AIM
Starting at the line with "Generate a web" and stopping at the line with "const yTitleSub = '10';", repeat each line exactly. Include both and omit the rest.

INPUT
——

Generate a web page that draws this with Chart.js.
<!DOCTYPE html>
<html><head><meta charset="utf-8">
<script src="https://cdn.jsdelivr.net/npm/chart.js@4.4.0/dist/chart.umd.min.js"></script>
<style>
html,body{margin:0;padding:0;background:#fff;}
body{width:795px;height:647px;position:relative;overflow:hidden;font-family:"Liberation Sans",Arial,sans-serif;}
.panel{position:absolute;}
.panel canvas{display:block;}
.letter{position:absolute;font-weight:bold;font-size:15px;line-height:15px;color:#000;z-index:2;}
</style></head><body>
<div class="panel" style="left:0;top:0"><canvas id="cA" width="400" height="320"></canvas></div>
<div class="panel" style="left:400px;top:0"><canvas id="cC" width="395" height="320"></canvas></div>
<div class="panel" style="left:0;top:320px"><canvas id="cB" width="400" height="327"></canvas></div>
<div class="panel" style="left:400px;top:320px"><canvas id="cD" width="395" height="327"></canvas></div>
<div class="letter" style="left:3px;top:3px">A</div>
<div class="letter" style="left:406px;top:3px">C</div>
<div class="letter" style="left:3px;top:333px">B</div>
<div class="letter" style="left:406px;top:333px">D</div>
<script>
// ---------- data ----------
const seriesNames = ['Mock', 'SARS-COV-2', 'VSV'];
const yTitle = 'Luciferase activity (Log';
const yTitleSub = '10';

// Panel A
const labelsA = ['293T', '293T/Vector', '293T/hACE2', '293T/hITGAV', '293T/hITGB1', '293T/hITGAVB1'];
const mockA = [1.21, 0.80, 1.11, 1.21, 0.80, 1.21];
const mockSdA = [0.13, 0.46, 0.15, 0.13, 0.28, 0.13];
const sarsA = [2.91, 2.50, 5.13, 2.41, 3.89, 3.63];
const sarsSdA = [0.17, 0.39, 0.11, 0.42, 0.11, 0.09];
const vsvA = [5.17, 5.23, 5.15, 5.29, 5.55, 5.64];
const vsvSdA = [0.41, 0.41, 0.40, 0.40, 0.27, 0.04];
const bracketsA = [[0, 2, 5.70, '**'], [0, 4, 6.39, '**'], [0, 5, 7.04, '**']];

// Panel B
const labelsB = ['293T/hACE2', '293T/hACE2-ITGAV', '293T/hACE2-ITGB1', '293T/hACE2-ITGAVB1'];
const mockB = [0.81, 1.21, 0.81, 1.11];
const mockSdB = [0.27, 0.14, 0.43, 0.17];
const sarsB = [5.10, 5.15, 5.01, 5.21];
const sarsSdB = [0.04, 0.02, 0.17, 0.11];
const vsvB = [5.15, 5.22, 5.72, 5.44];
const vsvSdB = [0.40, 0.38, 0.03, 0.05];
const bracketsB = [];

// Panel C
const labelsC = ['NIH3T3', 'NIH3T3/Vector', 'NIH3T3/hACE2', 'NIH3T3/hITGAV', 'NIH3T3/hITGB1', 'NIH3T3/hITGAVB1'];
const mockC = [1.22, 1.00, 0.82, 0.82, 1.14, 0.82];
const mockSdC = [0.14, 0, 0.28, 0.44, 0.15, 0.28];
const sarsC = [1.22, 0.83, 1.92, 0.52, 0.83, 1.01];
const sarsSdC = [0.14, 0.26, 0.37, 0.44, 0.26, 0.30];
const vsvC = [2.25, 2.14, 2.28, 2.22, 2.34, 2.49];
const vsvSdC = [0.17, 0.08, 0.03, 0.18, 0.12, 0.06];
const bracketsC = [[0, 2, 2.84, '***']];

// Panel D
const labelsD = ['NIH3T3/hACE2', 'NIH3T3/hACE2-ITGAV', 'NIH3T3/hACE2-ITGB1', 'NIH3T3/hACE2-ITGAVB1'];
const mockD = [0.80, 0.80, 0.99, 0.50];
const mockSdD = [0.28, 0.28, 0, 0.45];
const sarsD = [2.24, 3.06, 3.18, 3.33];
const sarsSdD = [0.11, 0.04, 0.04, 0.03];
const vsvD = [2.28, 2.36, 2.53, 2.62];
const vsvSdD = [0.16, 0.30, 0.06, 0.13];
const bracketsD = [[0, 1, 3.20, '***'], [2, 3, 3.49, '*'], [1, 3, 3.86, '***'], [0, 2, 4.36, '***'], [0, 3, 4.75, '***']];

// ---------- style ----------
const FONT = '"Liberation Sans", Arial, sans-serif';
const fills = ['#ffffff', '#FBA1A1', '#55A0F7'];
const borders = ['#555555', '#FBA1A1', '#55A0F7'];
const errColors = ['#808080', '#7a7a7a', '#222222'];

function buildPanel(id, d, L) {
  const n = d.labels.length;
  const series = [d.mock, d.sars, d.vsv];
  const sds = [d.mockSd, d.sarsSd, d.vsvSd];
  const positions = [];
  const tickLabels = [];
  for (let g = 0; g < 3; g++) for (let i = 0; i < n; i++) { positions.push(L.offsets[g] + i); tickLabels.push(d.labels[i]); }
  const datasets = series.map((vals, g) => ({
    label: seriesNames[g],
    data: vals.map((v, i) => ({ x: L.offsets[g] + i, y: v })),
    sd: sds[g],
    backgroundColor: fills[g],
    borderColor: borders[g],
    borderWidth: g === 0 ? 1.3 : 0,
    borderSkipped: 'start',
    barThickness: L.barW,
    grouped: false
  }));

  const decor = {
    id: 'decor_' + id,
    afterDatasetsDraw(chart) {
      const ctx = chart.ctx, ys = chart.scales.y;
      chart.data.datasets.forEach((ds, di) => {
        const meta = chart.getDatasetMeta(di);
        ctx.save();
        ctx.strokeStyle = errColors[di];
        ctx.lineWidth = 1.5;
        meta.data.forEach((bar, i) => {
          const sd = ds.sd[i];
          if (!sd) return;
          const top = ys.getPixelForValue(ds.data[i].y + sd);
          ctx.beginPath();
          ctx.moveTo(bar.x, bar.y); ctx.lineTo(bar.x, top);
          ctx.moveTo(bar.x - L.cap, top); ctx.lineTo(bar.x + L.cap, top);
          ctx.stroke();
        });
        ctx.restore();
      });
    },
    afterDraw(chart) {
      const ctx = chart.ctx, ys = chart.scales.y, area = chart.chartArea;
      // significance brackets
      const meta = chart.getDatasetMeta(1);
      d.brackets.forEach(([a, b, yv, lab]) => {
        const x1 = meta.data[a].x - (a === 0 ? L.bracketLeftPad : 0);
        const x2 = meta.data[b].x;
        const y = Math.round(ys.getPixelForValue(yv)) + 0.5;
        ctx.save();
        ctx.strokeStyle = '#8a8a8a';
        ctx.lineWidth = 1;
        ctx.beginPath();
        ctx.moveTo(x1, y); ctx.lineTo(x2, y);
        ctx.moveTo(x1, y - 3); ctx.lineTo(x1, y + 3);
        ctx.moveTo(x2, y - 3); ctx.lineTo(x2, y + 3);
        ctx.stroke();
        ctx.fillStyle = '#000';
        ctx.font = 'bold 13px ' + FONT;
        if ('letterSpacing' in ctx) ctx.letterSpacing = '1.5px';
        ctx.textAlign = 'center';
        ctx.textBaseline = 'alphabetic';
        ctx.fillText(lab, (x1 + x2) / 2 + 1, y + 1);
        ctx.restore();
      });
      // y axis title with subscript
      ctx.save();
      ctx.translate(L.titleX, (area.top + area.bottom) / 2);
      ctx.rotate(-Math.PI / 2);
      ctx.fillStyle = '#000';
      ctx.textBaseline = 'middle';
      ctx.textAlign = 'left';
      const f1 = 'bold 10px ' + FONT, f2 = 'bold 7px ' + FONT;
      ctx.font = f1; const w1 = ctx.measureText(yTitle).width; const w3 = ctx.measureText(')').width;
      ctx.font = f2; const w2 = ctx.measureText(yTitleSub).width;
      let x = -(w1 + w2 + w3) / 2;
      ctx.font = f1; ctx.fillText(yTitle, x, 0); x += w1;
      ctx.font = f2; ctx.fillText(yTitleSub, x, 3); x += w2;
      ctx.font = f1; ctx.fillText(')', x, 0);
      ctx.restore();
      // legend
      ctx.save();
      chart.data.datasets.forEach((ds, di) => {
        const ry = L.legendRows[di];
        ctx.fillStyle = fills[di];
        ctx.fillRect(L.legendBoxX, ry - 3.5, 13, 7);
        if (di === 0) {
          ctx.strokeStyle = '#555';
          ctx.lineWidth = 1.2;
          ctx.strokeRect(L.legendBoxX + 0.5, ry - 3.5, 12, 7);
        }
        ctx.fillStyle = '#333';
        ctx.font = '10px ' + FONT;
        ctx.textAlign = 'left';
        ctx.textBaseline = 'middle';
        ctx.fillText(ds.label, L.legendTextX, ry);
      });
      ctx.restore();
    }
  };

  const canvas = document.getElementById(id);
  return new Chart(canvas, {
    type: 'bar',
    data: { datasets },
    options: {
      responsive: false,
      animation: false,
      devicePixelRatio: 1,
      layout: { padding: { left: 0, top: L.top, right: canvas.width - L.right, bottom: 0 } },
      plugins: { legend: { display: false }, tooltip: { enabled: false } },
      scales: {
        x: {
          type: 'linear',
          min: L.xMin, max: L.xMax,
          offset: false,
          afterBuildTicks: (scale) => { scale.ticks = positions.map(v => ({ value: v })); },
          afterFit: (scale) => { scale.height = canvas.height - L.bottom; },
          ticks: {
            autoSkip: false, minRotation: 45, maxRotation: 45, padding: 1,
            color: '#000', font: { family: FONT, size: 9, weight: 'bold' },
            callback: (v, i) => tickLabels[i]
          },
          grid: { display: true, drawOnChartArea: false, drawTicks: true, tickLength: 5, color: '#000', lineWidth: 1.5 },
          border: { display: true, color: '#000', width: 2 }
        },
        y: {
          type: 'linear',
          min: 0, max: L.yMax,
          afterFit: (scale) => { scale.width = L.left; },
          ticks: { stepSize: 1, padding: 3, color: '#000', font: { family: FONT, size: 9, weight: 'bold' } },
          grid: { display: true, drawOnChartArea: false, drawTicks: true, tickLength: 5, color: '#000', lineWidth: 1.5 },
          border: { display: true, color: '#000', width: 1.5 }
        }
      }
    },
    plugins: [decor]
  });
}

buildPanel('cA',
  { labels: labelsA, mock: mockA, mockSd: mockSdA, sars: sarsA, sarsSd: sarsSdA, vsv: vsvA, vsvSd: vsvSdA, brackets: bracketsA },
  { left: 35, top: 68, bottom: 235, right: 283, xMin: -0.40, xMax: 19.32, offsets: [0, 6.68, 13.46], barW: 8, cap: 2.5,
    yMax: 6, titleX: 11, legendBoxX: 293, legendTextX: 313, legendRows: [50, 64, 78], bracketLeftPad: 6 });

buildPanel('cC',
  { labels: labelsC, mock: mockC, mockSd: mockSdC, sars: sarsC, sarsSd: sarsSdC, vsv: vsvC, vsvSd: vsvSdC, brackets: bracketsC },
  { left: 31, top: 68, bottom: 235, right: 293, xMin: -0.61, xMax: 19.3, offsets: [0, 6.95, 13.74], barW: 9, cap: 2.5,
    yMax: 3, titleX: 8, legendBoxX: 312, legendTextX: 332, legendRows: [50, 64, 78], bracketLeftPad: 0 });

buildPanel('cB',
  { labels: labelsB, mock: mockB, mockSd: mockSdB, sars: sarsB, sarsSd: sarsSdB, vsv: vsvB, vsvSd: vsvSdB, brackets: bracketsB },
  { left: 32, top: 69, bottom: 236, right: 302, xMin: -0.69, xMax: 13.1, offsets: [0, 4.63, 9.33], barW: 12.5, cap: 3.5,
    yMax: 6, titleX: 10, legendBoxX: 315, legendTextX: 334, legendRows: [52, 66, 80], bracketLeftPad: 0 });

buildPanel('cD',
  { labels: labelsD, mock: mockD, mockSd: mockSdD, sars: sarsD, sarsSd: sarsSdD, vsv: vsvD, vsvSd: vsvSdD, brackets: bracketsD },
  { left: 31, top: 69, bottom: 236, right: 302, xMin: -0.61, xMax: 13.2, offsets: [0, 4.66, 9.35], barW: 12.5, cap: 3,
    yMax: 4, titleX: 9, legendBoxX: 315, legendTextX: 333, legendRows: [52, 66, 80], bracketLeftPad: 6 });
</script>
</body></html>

——

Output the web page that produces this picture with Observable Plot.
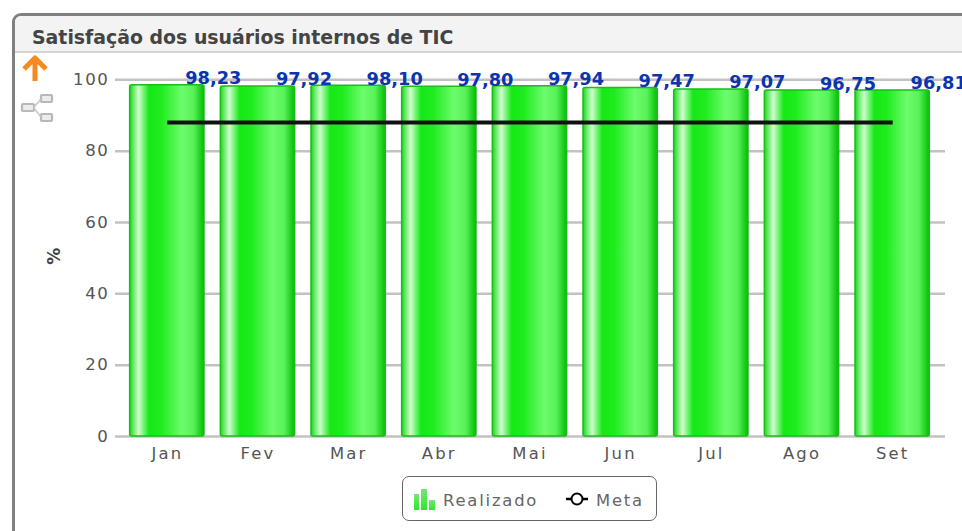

——

RESULT BELOW
Generate a web page that draws this with Chart.js.
<!DOCTYPE html>
<html><head><meta charset="utf-8">
<script src="https://cdn.jsdelivr.net/npm/chart.js@4.4.0/dist/chart.umd.min.js"></script>
<style>
html,body{margin:0;padding:0;background:#fff;}
body{width:795px;height:647px;position:relative;overflow:hidden;font-family:"Liberation Sans",Arial,sans-serif;}
.panel{position:absolute;}
.panel canvas{display:block;}
.letter{position:absolute;font-weight:bold;font-size:15px;line-height:15px;color:#000;z-index:2;}
</style></head><body>
<div class="panel" style="left:0;top:0"><canvas id="cA" width="400" height="320"></canvas></div>
<div class="panel" style="left:400px;top:0"><canvas id="cC" width="395" height="320"></canvas></div>
<div class="panel" style="left:0;top:320px"><canvas id="cB" width="400" height="327"></canvas></div>
<div class="panel" style="left:400px;top:320px"><canvas id="cD" width="395" height="327"></canvas></div>
<div class="letter" style="left:3px;top:3px">A</div>
<div class="letter" style="left:406px;top:3px">C</div>
<div class="letter" style="left:3px;top:333px">B</div>
<div class="letter" style="left:406px;top:333px">D</div>
<script>
// ---------- data ----------
const seriesNames = ['Mock', 'SARS-COV-2', 'VSV'];
const yTitle = 'Luciferase activity (Log';
const yTitleSub = '10';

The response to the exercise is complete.